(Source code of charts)

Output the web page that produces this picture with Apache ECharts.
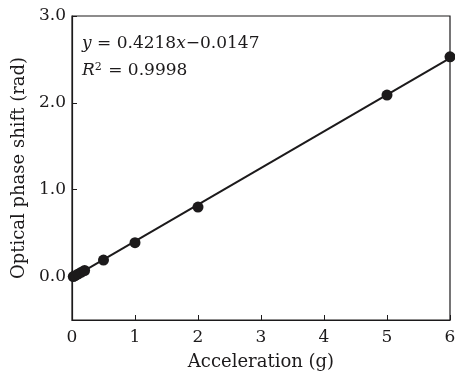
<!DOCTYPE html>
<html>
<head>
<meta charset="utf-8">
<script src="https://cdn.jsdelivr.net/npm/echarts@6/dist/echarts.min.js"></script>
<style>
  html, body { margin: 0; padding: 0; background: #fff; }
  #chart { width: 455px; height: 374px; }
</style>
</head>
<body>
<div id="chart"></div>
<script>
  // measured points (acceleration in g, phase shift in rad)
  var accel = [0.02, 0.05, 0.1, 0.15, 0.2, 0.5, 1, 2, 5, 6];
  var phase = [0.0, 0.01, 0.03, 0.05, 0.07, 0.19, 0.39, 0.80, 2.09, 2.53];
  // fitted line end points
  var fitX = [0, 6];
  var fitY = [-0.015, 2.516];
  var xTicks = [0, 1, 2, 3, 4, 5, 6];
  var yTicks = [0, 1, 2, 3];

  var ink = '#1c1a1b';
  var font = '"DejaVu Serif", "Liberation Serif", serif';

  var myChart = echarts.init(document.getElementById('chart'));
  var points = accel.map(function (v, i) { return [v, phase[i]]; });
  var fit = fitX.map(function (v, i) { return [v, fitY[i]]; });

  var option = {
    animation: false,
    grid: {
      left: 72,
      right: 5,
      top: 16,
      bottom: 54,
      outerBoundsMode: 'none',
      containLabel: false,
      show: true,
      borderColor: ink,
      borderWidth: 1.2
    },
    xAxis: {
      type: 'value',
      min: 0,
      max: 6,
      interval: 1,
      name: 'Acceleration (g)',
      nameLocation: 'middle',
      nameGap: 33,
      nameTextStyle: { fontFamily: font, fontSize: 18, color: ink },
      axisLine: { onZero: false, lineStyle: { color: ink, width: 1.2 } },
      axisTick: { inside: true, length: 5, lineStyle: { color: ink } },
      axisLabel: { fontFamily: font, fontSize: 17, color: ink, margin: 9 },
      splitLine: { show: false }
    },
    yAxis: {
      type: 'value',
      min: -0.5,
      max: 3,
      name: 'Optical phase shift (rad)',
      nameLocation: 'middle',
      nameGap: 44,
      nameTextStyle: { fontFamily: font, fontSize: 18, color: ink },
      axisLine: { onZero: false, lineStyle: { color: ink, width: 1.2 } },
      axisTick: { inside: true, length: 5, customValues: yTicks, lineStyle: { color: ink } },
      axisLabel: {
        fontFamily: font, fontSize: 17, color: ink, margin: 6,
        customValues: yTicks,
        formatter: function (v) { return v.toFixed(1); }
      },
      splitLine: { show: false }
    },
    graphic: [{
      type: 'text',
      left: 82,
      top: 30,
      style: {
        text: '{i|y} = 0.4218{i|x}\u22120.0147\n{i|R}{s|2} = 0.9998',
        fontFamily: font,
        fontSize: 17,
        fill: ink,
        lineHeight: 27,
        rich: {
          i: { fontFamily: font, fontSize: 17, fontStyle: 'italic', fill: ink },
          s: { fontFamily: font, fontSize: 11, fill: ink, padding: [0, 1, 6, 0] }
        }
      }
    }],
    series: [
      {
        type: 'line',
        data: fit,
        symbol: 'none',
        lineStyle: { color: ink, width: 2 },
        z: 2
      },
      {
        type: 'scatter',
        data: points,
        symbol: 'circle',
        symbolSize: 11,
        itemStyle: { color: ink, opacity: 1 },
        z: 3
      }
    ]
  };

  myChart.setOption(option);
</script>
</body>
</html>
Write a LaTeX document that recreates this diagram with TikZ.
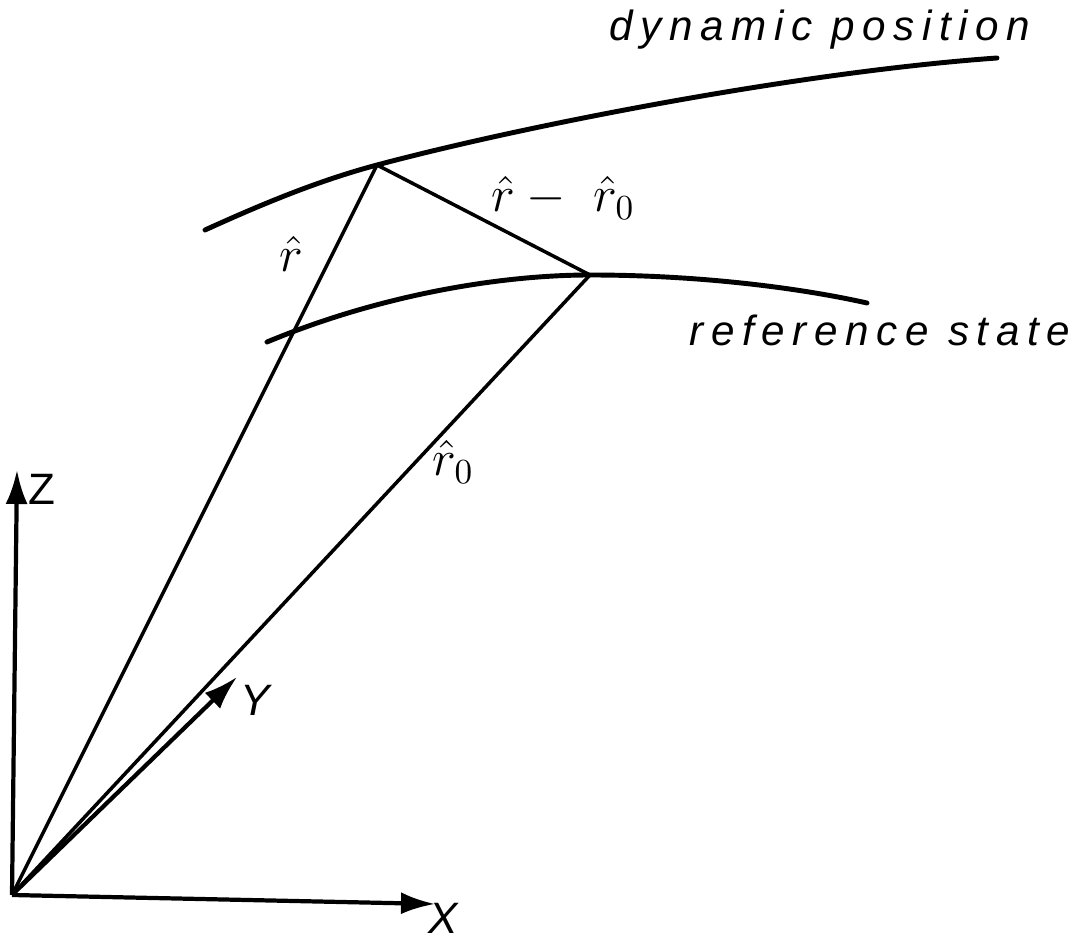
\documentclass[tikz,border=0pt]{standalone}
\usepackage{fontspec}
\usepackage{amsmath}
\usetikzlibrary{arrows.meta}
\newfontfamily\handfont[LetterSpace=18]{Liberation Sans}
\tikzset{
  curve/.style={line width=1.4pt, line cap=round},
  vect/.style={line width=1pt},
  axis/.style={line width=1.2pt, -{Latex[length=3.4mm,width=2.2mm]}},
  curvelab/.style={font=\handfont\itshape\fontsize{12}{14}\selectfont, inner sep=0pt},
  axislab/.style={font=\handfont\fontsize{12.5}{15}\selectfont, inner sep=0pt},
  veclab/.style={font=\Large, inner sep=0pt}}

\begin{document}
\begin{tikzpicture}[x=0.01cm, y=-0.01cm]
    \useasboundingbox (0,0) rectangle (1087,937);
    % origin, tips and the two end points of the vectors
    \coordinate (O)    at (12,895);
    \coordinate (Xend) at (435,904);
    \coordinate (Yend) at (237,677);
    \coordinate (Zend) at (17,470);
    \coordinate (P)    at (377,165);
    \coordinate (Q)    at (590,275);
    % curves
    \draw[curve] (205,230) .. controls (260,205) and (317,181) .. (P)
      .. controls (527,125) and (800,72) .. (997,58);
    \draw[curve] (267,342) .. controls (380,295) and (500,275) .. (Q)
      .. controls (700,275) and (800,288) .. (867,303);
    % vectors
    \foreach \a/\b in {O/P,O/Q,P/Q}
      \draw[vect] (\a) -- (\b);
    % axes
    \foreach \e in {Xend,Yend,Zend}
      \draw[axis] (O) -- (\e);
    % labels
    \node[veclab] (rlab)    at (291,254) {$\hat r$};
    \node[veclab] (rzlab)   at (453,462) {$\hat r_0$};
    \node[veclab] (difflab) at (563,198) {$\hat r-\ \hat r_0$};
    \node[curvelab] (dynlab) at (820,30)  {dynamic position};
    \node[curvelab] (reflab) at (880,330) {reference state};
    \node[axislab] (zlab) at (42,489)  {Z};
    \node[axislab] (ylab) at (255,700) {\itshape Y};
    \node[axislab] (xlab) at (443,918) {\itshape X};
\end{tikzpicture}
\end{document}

### REQUEST
Leave the pictures out, and restate exactly the lines from the start of the records through the one that contains "var fit = fitX.map(function".

### EXERCISE RESULT
Output the web page that produces this picture with Apache ECharts.
<!DOCTYPE html>
<html>
<head>
<meta charset="utf-8">
<script src="https://cdn.jsdelivr.net/npm/echarts@6/dist/echarts.min.js"></script>
<style>
  html, body { margin: 0; padding: 0; background: #fff; }
  #chart { width: 455px; height: 374px; }
</style>
</head>
<body>
<div id="chart"></div>
<script>
  // measured points (acceleration in g, phase shift in rad)
  var accel = [0.02, 0.05, 0.1, 0.15, 0.2, 0.5, 1, 2, 5, 6];
  var phase = [0.0, 0.01, 0.03, 0.05, 0.07, 0.19, 0.39, 0.80, 2.09, 2.53];
  // fitted line end points
  var fitX = [0, 6];
  var fitY = [-0.015, 2.516];
  var xTicks = [0, 1, 2, 3, 4, 5, 6];
  var yTicks = [0, 1, 2, 3];

  var ink = '#1c1a1b';
  var font = '"DejaVu Serif", "Liberation Serif", serif';

  var myChart = echarts.init(document.getElementById('chart'));
  var points = accel.map(function (v, i) { return [v, phase[i]]; });
  var fit = fitX.map(function (v, i) { return [v, fitY[i]]; });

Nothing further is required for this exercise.